Cubosomes are non-lamellar lipid nanoparticles that have drawn a significant attention in the field of nanomedicine due to their tunable properties. However, the formation of vesicles during the preparation of cubosomes, and the presence of mixed bicontinuous cubic phases, may lead to artifacts and lack of correlation between the physico-chemical and biological characterization. In this work, we have formulated cubosomes composed by monoolein as building block and triblock copolymer Pluronic® F108 as a stabilizer, encapsulating three porphyrin derivatives: two attached to bile acid moieties and one to a tetrapeptide to be used for potential theranostic applications.
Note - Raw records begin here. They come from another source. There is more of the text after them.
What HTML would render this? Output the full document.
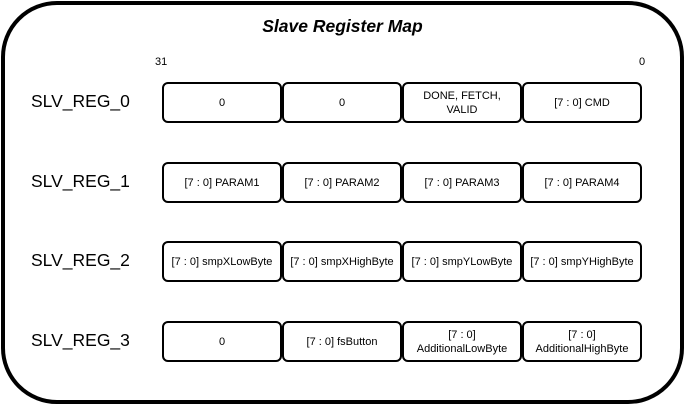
<!DOCTYPE html>
<html><head><style>
body{margin:0;width:685px;height:405px;background:#fff;position:relative;overflow:hidden;font-family:"Liberation Sans",Arial,sans-serif;}
.outer{position:absolute;left:1px;top:1px;width:675px;height:395px;border:4px solid #000;border-radius:56px;}
.t{position:absolute;white-space:nowrap;}
.box{position:absolute;height:37px;width:116px;border:2.5px solid #000;border-radius:6px;display:flex;align-items:center;justify-content:center;text-align:center;font-size:11px;line-height:14px;background:#fff;}
.lbl{position:absolute;left:31px;font-size:17.5px;}
</style></head><body>
<div class="outer"></div>
<div class="t" style="left:0;width:685px;text-align:center;top:16px;font-size:17.5px;font-weight:bold;font-style:italic;">Slave Register Map</div>
<div class="t" style="left:155px;top:56px;font-size:11px;">31</div>
<div class="t" style="left:639px;top:56px;font-size:11px;">0</div>

<div class="lbl" style="top:91px">SLV_REG_0</div>
<div class="box" style="left:162px;top:82px">0</div>
<div class="box" style="left:282px;top:82px">0</div>
<div class="box" style="left:402px;top:82px">DONE, FETCH,<br>VALID</div>
<div class="box" style="left:522px;top:82px">[7 : 0] CMD</div>

<div class="lbl" style="top:171px">SLV_REG_1</div>
<div class="box" style="left:162px;top:162px">[7 : 0] PARAM1</div>
<div class="box" style="left:282px;top:162px">[7 : 0] PARAM2</div>
<div class="box" style="left:402px;top:162px">[7 : 0] PARAM3</div>
<div class="box" style="left:522px;top:162px">[7 : 0] PARAM4</div>

<div class="lbl" style="top:250px">SLV_REG_2</div>
<div class="box" style="left:162px;top:241px">[7 : 0] smpXLowByte</div>
<div class="box" style="left:282px;top:241px">[7 : 0] smpXHighByte</div>
<div class="box" style="left:402px;top:241px">[7 : 0] smpYLowByte</div>
<div class="box" style="left:522px;top:241px">[7 : 0] smpYHighByte</div>

<div class="lbl" style="top:330px">SLV_REG_3</div>
<div class="box" style="left:162px;top:321px">0</div>
<div class="box" style="left:282px;top:321px">[7 : 0] fsButton</div>
<div class="box" style="left:402px;top:321px">[7 : 0]<br>AdditionalLowByte</div>
<div class="box" style="left:522px;top:321px">[7 : 0]<br>AdditionalHighByte</div>
</body></html>
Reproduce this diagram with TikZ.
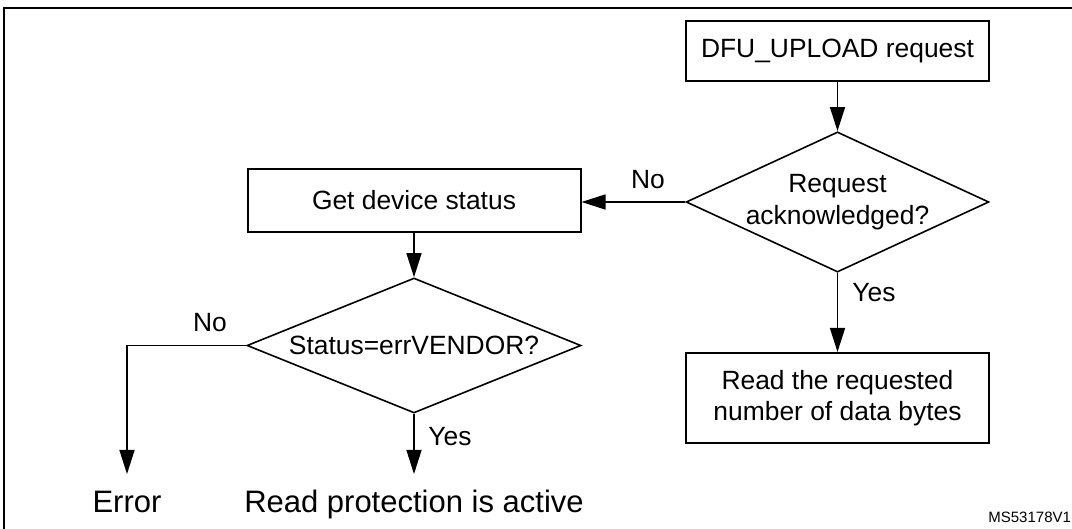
\documentclass[tikz,border=0pt]{standalone}
\usepackage{fontspec}
\setmainfont{Liberation Sans}
\usetikzlibrary{shapes.geometric,arrows.meta}
\tikzset{
  >={Triangle[length=12pt,width=7.5pt]},
  box/.style={draw,line width=1pt,inner sep=0pt,align=center,font=\fontsize{13.2}{15.8}\selectfont},
  decision/.style={draw,diamond,line width=0.8pt,inner sep=0pt,align=center,font=\fontsize{13.2}{15.8}\selectfont},
  term/.style={anchor=north,inner xsep=0pt,inner ysep=8pt,text height=11pt,font=\fontsize{15.5}{18}\selectfont},
  lbl/.style={inner sep=0pt,font=\fontsize{13.2}{15.8}\selectfont},
  flow/.style={line width=0.7pt}
}
\begin{document}
\begin{tikzpicture}[x=0.5pt,y=-0.5pt]
	\useasboundingbox (0,0) rectangle (1072,529);
	% frame
	\draw[line width=1.1pt] (3.7,529) -- (3.7,7.7) -- (1072,7.7);
	% right column
	\node[box,minimum width=151.5pt,minimum height=30pt] (dfu) at (837.5,51) {DFU\_UPLOAD request};
	\node[decision,minimum width=151pt,minimum height=70pt,aspect=2.16] (ack) at (837.5,202) {Request\\acknowledged?};
	\node[box,minimum width=151.5pt,minimum height=45pt] (read) at (837.5,398) {Read the requested\\number of data bytes};
	% left column
	\node[box,minimum width=166.5pt,minimum height=31.5pt] (get) at (414,200.5) {Get device status};
	\node[decision,minimum width=167pt,minimum height=67.5pt,aspect=2.47] (stat) at (414,345.5) {Status=errVENDOR?};
	\node[term] (err) at (127,474) {Error};
	\node[term] (prot) at (414,474) {Read protection is active};
	% answers
	\node[lbl] (noa) at (648,180) {No};
	\node[lbl] (yesa) at (874,293) {Yes};
	\node[lbl] (nob) at (210,323) {No};
	\node[lbl] (yesb) at (450,437) {Yes};
	\node[inner sep=0pt,anchor=west,font=\fontsize{7.5}{9}\selectfont] (msid) at (988,517) {MS53178V1};
	% connectors
	\draw[flow,->] (dfu.south) -- (ack.north);
	\draw[flow,->] (ack.south) -- (read.north);
	\draw[flow,->] (ack.west) -- (ack.west -| get.east);
	\draw[flow,->] (get.south) -- (stat.north);
	\draw[flow,->] (stat.west) -| (err.north);
	\draw[flow,->] (stat.south) -- (prot.north);
\end{tikzpicture}
\end{document}
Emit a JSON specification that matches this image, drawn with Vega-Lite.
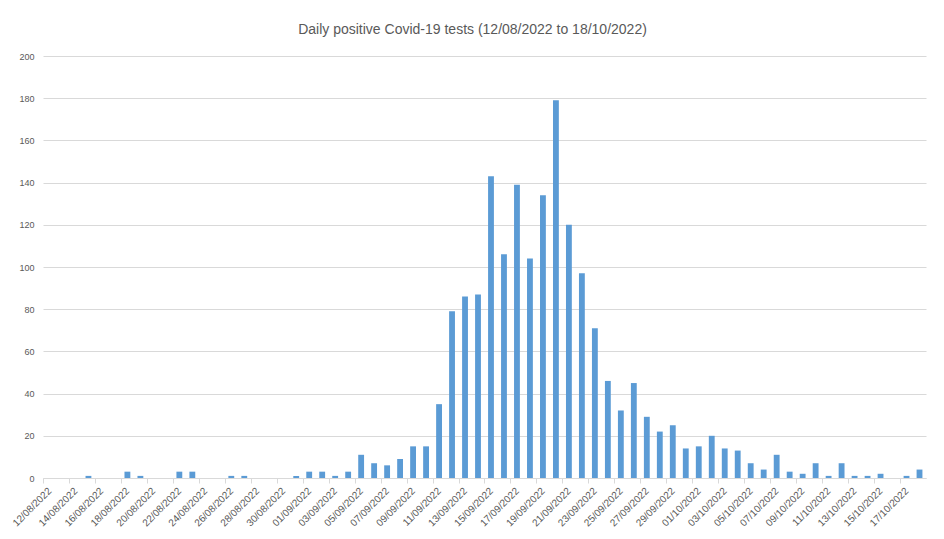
{
  "$schema": "https://vega.github.io/schema/vega-lite/v6.json",
  "width": 883,
  "height": 422,
  "autosize": {"type": "none"},
  "padding": {"left": 43, "top": 56, "right": 18, "bottom": 61},
  "background": "white",
  "title": {
    "text": "Daily positive Covid-19 tests (12/08/2022 to 18/10/2022)",
    "font": "Liberation Sans",
    "fontSize": 14,
    "fontWeight": "normal",
    "color": "#595959",
    "offset": 15,
    "dx": -12
  },
  "data": {
    "values": [
      {"date": "12/08/2022", "positives": 0},
      {"date": "13/08/2022", "positives": 0},
      {"date": "14/08/2022", "positives": 0},
      {"date": "15/08/2022", "positives": 1},
      {"date": "16/08/2022", "positives": 0},
      {"date": "17/08/2022", "positives": 0},
      {"date": "18/08/2022", "positives": 3},
      {"date": "19/08/2022", "positives": 1},
      {"date": "20/08/2022", "positives": 0},
      {"date": "21/08/2022", "positives": 0},
      {"date": "22/08/2022", "positives": 3},
      {"date": "23/08/2022", "positives": 3},
      {"date": "24/08/2022", "positives": 0},
      {"date": "25/08/2022", "positives": 0},
      {"date": "26/08/2022", "positives": 1},
      {"date": "27/08/2022", "positives": 1},
      {"date": "28/08/2022", "positives": 0},
      {"date": "29/08/2022", "positives": 0},
      {"date": "30/08/2022", "positives": 0},
      {"date": "31/08/2022", "positives": 1},
      {"date": "01/09/2022", "positives": 3},
      {"date": "02/09/2022", "positives": 3},
      {"date": "03/09/2022", "positives": 1},
      {"date": "04/09/2022", "positives": 3},
      {"date": "05/09/2022", "positives": 11},
      {"date": "06/09/2022", "positives": 7},
      {"date": "07/09/2022", "positives": 6},
      {"date": "08/09/2022", "positives": 9},
      {"date": "09/09/2022", "positives": 15},
      {"date": "10/09/2022", "positives": 15},
      {"date": "11/09/2022", "positives": 35},
      {"date": "12/09/2022", "positives": 79},
      {"date": "13/09/2022", "positives": 86},
      {"date": "14/09/2022", "positives": 87},
      {"date": "15/09/2022", "positives": 143},
      {"date": "16/09/2022", "positives": 106},
      {"date": "17/09/2022", "positives": 139},
      {"date": "18/09/2022", "positives": 104},
      {"date": "19/09/2022", "positives": 134},
      {"date": "20/09/2022", "positives": 179},
      {"date": "21/09/2022", "positives": 120},
      {"date": "22/09/2022", "positives": 97},
      {"date": "23/09/2022", "positives": 71},
      {"date": "24/09/2022", "positives": 46},
      {"date": "25/09/2022", "positives": 32},
      {"date": "26/09/2022", "positives": 45},
      {"date": "27/09/2022", "positives": 29},
      {"date": "28/09/2022", "positives": 22},
      {"date": "29/09/2022", "positives": 25},
      {"date": "30/09/2022", "positives": 14},
      {"date": "01/10/2022", "positives": 15},
      {"date": "02/10/2022", "positives": 20},
      {"date": "03/10/2022", "positives": 14},
      {"date": "04/10/2022", "positives": 13},
      {"date": "05/10/2022", "positives": 7},
      {"date": "06/10/2022", "positives": 4},
      {"date": "07/10/2022", "positives": 11},
      {"date": "08/10/2022", "positives": 3},
      {"date": "09/10/2022", "positives": 2},
      {"date": "10/10/2022", "positives": 7},
      {"date": "11/10/2022", "positives": 1},
      {"date": "12/10/2022", "positives": 7},
      {"date": "13/10/2022", "positives": 1},
      {"date": "14/10/2022", "positives": 1},
      {"date": "15/10/2022", "positives": 2},
      {"date": "16/10/2022", "positives": 0},
      {"date": "17/10/2022", "positives": 1},
      {"date": "18/10/2022", "positives": 4}
    ]
  },
  "mark": {"type": "bar", "color": "#5B9BD5"},
  "encoding": {
    "x": {
      "field": "date",
      "type": "ordinal",
      "sort": null,
      "scale": {"paddingInner": 0.55, "paddingOuter": 0.275},
      "axis": {
        "title": null,
        "values": ["12/08/2022","14/08/2022","16/08/2022","18/08/2022","20/08/2022","22/08/2022","24/08/2022","26/08/2022","28/08/2022","30/08/2022","01/09/2022","03/09/2022","05/09/2022","07/09/2022","09/09/2022","11/09/2022","13/09/2022","15/09/2022","17/09/2022","19/09/2022","21/09/2022","23/09/2022","25/09/2022","27/09/2022","29/09/2022","01/10/2022","03/10/2022","05/10/2022","07/10/2022","09/10/2022","11/10/2022","13/10/2022","15/10/2022","17/10/2022"],
        "labelAngle": -45,
        "labelAlign": "right",
        "labelBaseline": "middle",
        "labelFont": "Liberation Sans",
        "labelFontSize": 10,
        "labelColor": "#595959",
        "labelPadding": 6,
        "labelOffset": 6.5,
        "domainColor": "#D9D9D9",
        "tickColor": "#D9D9D9",
        "tickSize": 5,
        "tickOffset": -6.5,
        "grid": false
      }
    },
    "y": {
      "field": "positives",
      "type": "quantitative",
      "scale": {"domain": [0, 200]},
      "axis": {
        "title": null,
        "values": [0, 20, 40, 60, 80, 100, 120, 140, 160, 180, 200],
        "domain": false,
        "ticks": false,
        "gridColor": "#D9D9D9",
        "labelFont": "Liberation Sans",
        "labelFontSize": 9,
        "labelColor": "#595959",
        "labelPadding": 9
      }
    }
  },
  "config": {"view": {"stroke": null}}
}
First, the effect of the cargo concentration (0.25, 0.50 and 1.00 mg/mL, for all three molecules) was evaluated on the structure, showing that the bile acid derivatives did not affect the self-assembly of the lipid providing only Pn3m phases; however, a mixed phase Pn3m + Im3m and a subsequent loss in crystallinity were induced by increasing concentrations of the tetrapeptide derivative. Overall, the encapsulation of the three molecules at 25 and 37 C did not affect neither the hydrodynamic size nor the polydispersity of the cubosomes, influencing mainly the ζ-potential - positive in the case of the tetrapeptide and negative for the bile acid derivatives. The samples formulated with 0.50 mg/mL exhibited higher colloidal stability over time, with no significant changes in size or ζ-potential for over a month. Interestingly, the formulations containing the bile acid derivatives displayed the typical morphology of cubosomes in solution and a reduced number of vesicles (ca. 60:40 as cubosomes-to-vesicles ratio), whereas the sample containing the porphyrin attached to the tetrapeptide led to a ratio of cubosomes-to-vesicles estimated as 26:74, similar to the results of the empty formulation. The experiments at body temperature highlighted that the structure of the different formulations was not affected in a significant manner with retention of the phases observed at room temperature. The promising physico-chemical properties, especially at body temperature, could make these samples suitable as nanoplatforms for drug delivery applications.